__RECORDED DATA__:
Begin

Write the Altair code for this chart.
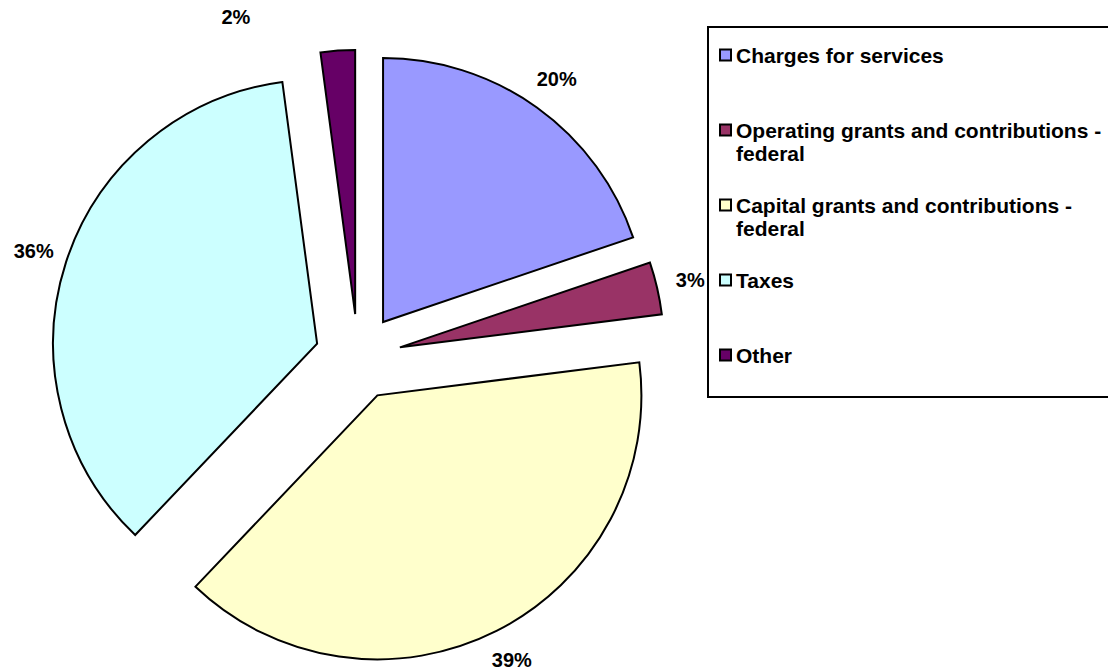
import altair as alt
import pandas as pd

# ---- data ----
categories = [
    "Charges for services",
    "Operating grants and contributions - federal",
    "Capital grants and contributions - federal",
    "Taxes",
    "Other",
]
shares = [19.8, 3.2, 39.1, 35.8, 2.1]
colors = ["#9999FF", "#993366", "#FFFFCC", "#CCFFFF", "#660066"]

df = pd.DataFrame({"category": categories, "value": shares, "idx": list(range(len(categories)))})

# ---- layout (style) ----
W, H = 1108, 671
R = 264            # pie radius in px
CX, CY = 358, 357  # pie centre in px
EXPLODE = 43 / R   # slice explosion, in radius units
LABEL_R = 341 / R  # label distance, in radius units

xs = alt.Scale(domain=[-CX / R, (W - CX) / R], nice=False, zero=False)
ys = alt.Scale(domain=[-(H - CY) / R, CY / R], nice=False, zero=False)

base = (
    alt.Chart(df)
    .transform_joinaggregate(total="sum(value)")
    .transform_window(cum="sum(value)", sort=[alt.SortField("idx")], frame=[None, 0])
    .transform_calculate(
        mid="2*PI*(datum.cum - datum.value/2)/datum.total",
        ex=f"{EXPLODE}*sin(datum.mid)",
        ey=f"{EXPLODE}*cos(datum.mid)",
        lmid="datum.mid - (datum.category == 'Other' ? 0.28 : 0)",
        lr=f"datum.category == 'Other' ? {360 / R} : {LABEL_R}",
        lx="datum.lr*sin(datum.lmid)",
        ly="datum.lr*cos(datum.lmid)",
        pct="format(datum.value/datum.total, '.0%')",
    )
)

label_expr = (
    "indexof(datum.label, ' - ') >= 0 ? split(replace(datum.label, ' - ', ' -|'), '|') : "
    "[datum.label, '']"
)

pie = base.mark_arc(outerRadius=R, stroke="black", strokeWidth=2).encode(
    theta=alt.Theta("value:Q", stack=True),
    order=alt.Order("idx:Q"),
    x=alt.X("ex:Q", scale=xs, axis=None),
    y=alt.Y("ey:Q", scale=ys, axis=None),
    color=alt.Color(
        "category:N",
        scale=alt.Scale(domain=categories, range=colors),
        sort=categories,
        legend=alt.Legend(
            orient="none",
            legendX=708,
            legendY=27,
            direction="vertical",
            title=" ",
            titleFontSize=1,
            titlePadding=17,
            strokeColor="black",
            fillColor="white",
            padding=7,
            labelFont="Liberation Sans",
            labelFontSize=21,
            labelFontWeight="bold",
            labelColor="black",
            labelLimit=1000,
            labelBaseline="alphabetic",
            labelOffset=0,
            labelExpr=label_expr,
            symbolType="M-1,-2.36L1,-2.36L1,-0.36L-1,-0.36Z",
            symbolSize=121,
            symbolStrokeColor="black",
            symbolStrokeWidth=2,
            symbolOffset=0,
            rowPadding=30,
        ),
    ),
)

labels = base.mark_text(
    font="Liberation Sans", fontSize=20, fontWeight="bold", color="black",
    align="center", baseline="middle",
).encode(
    x=alt.X("lx:Q", scale=xs, axis=None),
    y=alt.Y("ly:Q", scale=ys, axis=None),
    text="pct:N",
)

chart = (
    alt.layer(pie, labels)
    .properties(width=W, height=H, padding=0, autosize="none", background="white")
    .configure_view(stroke=None)
    .configure_legend(strokeWidth=2)
)

chart.save("out.html", embed_options={"renderer": "svg", "actions": False})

End

__WRITTEN PROBLEM__:
Restate the listing above word for word, and skip the pictures.

__WRITTEN SOLUTION__:
Write the Altair code for this chart.
import altair as alt
import pandas as pd

# ---- data ----
categories = [
    "Charges for services",
    "Operating grants and contributions - federal",
    "Capital grants and contributions - federal",
    "Taxes",
    "Other",
]
shares = [19.8, 3.2, 39.1, 35.8, 2.1]
colors = ["#9999FF", "#993366", "#FFFFCC", "#CCFFFF", "#660066"]

df = pd.DataFrame({"category": categories, "value": shares, "idx": list(range(len(categories)))})

# ---- layout (style) ----
W, H = 1108, 671
R = 264            # pie radius in px
CX, CY = 358, 357  # pie centre in px
EXPLODE = 43 / R   # slice explosion, in radius units
LABEL_R = 341 / R  # label distance, in radius units

xs = alt.Scale(domain=[-CX / R, (W - CX) / R], nice=False, zero=False)
ys = alt.Scale(domain=[-(H - CY) / R, CY / R], nice=False, zero=False)

base = (
    alt.Chart(df)
    .transform_joinaggregate(total="sum(value)")
    .transform_window(cum="sum(value)", sort=[alt.SortField("idx")], frame=[None, 0])
    .transform_calculate(
        mid="2*PI*(datum.cum - datum.value/2)/datum.total",
        ex=f"{EXPLODE}*sin(datum.mid)",
        ey=f"{EXPLODE}*cos(datum.mid)",
        lmid="datum.mid - (datum.category == 'Other' ? 0.28 : 0)",
        lr=f"datum.category == 'Other' ? {360 / R} : {LABEL_R}",
        lx="datum.lr*sin(datum.lmid)",
        ly="datum.lr*cos(datum.lmid)",
        pct="format(datum.value/datum.total, '.0%')",
    )
)

label_expr = (
    "indexof(datum.label, ' - ') >= 0 ? split(replace(datum.label, ' - ', ' -|'), '|') : "
    "[datum.label, '']"
)

pie = base.mark_arc(outerRadius=R, stroke="black", strokeWidth=2).encode(
    theta=alt.Theta("value:Q", stack=True),
    order=alt.Order("idx:Q"),
    x=alt.X("ex:Q", scale=xs, axis=None),
    y=alt.Y("ey:Q", scale=ys, axis=None),
    color=alt.Color(
        "category:N",
        scale=alt.Scale(domain=categories, range=colors),
        sort=categories,
        legend=alt.Legend(
            orient="none",
            legendX=708,
            legendY=27,
            direction="vertical",
            title=" ",
            titleFontSize=1,
            titlePadding=17,
            strokeColor="black",
            fillColor="white",
            padding=7,
            labelFont="Liberation Sans",
            labelFontSize=21,
            labelFontWeight="bold",
            labelColor="black",
            labelLimit=1000,
            labelBaseline="alphabetic",
            labelOffset=0,
            labelExpr=label_expr,
            symbolType="M-1,-2.36L1,-2.36L1,-0.36L-1,-0.36Z",
            symbolSize=121,
            symbolStrokeColor="black",
            symbolStrokeWidth=2,
            symbolOffset=0,
            rowPadding=30,
        ),
    ),
)

labels = base.mark_text(
    font="Liberation Sans", fontSize=20, fontWeight="bold", color="black",
    align="center", baseline="middle",
).encode(
    x=alt.X("lx:Q", scale=xs, axis=None),
    y=alt.Y("ly:Q", scale=ys, axis=None),
    text="pct:N",
)

chart = (
    alt.layer(pie, labels)
    .properties(width=W, height=H, padding=0, autosize="none", background="white")
    .configure_view(stroke=None)
    .configure_legend(strokeWidth=2)
)

chart.save("out.html", embed_options={"renderer": "svg", "actions": False})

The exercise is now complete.